[Directive]
Answer with one number: the count of lines in the listing below that hold the word "diagram".

________________

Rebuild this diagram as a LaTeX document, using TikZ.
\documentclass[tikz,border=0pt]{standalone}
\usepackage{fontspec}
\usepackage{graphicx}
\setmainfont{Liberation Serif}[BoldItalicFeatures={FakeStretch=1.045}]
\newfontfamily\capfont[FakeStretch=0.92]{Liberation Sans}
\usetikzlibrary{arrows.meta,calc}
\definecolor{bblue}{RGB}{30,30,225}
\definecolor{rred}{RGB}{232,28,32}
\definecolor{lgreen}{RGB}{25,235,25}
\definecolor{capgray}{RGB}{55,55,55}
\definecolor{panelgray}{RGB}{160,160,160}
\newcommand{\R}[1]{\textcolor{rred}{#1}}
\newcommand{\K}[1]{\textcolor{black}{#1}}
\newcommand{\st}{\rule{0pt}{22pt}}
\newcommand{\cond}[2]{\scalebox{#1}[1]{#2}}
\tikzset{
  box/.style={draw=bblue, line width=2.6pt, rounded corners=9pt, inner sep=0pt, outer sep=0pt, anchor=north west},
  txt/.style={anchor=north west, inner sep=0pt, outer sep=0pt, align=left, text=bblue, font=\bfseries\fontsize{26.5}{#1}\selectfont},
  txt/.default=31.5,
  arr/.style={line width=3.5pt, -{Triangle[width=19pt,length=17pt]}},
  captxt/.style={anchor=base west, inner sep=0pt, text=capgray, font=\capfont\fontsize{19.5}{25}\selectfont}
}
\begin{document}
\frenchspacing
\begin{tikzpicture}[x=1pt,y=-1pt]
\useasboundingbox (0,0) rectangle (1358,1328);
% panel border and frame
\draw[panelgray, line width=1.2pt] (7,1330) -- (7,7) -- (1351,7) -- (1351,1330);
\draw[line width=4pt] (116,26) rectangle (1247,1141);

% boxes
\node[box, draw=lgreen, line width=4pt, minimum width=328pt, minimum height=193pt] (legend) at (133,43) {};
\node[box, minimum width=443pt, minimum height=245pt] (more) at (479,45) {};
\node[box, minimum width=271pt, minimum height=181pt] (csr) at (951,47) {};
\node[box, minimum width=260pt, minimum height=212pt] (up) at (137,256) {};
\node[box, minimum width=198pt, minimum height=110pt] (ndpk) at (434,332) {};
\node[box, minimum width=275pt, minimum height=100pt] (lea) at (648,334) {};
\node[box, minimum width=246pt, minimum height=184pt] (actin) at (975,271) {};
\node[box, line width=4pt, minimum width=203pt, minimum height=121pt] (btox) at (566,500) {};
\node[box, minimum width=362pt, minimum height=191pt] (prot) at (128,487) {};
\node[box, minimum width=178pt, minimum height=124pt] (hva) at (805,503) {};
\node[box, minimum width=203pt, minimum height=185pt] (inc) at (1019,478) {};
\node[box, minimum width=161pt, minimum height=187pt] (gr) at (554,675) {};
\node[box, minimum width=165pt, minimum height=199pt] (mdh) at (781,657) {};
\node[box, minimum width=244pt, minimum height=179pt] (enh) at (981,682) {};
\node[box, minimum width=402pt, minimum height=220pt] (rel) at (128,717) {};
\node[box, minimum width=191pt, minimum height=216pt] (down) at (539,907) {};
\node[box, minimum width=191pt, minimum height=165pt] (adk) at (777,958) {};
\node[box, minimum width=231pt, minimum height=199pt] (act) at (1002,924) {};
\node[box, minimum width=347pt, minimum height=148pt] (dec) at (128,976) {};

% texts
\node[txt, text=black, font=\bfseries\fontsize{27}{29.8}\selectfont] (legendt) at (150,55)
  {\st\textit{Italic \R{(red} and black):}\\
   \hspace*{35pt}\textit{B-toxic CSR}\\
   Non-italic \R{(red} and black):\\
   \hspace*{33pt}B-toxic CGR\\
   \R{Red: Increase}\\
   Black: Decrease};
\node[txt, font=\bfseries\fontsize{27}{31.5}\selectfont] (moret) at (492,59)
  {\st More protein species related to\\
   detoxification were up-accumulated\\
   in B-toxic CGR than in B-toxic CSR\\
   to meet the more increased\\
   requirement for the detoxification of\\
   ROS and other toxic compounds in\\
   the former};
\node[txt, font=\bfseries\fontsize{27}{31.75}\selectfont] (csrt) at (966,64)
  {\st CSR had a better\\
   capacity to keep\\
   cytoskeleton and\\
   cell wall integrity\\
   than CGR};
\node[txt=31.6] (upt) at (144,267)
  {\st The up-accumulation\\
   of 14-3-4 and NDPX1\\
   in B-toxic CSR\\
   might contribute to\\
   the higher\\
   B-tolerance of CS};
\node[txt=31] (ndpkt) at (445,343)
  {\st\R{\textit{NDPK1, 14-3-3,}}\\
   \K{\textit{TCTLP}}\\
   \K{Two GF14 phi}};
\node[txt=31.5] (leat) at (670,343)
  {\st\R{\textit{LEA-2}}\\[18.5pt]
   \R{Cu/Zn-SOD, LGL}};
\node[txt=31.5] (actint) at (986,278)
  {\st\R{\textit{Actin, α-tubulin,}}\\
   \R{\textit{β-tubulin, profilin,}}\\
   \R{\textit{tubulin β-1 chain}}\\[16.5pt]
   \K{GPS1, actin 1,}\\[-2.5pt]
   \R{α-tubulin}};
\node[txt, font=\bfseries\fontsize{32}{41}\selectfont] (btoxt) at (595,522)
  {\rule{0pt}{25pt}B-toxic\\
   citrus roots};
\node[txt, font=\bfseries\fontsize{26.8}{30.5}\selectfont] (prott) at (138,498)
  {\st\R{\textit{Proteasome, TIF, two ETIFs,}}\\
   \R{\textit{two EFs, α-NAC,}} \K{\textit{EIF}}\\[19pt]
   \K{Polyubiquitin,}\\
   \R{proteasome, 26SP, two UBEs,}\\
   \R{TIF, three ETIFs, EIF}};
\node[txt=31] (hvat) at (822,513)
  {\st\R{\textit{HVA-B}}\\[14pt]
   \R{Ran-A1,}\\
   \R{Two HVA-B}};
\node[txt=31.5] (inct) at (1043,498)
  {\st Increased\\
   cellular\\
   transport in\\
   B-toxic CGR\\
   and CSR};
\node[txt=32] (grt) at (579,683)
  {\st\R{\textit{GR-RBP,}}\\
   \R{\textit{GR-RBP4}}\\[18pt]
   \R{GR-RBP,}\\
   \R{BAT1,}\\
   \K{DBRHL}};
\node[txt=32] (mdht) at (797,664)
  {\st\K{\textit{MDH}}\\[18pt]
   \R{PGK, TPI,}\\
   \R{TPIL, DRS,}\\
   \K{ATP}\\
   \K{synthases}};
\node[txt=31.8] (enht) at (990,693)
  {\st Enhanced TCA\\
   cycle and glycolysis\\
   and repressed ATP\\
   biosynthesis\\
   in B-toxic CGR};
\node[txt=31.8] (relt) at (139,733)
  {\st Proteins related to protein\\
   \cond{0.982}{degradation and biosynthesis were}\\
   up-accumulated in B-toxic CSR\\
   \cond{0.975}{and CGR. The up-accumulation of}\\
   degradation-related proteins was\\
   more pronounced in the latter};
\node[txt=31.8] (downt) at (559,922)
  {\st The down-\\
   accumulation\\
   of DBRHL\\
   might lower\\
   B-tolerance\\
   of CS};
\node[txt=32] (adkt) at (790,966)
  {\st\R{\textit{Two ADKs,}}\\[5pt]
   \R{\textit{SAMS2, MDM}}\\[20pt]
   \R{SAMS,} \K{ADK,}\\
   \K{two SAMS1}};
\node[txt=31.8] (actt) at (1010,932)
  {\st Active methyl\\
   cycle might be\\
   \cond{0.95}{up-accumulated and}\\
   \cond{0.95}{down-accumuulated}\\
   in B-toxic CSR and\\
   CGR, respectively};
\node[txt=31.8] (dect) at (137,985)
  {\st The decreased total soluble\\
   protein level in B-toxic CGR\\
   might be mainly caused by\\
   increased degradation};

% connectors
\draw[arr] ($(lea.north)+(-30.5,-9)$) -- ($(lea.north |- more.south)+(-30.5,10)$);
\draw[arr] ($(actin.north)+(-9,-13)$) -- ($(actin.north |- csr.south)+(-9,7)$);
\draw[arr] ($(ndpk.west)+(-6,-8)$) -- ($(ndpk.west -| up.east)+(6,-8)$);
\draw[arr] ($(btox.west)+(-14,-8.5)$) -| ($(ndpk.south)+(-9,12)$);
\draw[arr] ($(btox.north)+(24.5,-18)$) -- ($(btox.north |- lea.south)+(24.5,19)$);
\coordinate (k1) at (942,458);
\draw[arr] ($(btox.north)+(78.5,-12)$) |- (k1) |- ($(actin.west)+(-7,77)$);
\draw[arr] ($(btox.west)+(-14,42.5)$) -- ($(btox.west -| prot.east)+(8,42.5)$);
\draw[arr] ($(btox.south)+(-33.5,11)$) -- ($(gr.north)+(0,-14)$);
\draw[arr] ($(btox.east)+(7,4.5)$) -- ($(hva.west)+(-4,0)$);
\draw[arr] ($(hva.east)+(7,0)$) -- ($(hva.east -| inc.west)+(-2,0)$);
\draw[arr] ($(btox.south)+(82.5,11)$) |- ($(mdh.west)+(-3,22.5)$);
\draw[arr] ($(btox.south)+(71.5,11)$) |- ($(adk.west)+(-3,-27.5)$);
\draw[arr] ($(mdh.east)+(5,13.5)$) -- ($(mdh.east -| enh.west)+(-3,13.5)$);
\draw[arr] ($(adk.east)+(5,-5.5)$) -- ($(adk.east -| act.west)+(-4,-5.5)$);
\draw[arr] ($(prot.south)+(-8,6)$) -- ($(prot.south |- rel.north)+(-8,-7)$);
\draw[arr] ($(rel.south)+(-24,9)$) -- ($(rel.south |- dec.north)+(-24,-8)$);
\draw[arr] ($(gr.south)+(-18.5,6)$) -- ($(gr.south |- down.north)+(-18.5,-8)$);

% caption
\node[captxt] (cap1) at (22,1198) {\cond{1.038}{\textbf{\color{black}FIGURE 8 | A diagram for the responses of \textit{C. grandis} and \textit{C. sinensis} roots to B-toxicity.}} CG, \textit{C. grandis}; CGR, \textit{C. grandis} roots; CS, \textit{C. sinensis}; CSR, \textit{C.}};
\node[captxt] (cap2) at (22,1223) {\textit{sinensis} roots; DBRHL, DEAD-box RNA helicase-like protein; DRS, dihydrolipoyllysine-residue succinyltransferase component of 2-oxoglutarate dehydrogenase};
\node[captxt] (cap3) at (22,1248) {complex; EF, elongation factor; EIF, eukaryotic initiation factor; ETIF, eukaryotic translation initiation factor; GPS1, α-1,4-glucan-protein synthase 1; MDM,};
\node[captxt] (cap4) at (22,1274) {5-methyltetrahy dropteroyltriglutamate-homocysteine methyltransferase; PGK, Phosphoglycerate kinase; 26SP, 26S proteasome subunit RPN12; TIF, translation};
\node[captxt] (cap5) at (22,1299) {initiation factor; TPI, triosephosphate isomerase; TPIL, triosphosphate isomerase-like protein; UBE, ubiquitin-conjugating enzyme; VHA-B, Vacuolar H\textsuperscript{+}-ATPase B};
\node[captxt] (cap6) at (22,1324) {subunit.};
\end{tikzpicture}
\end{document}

________________

[Finished task]
2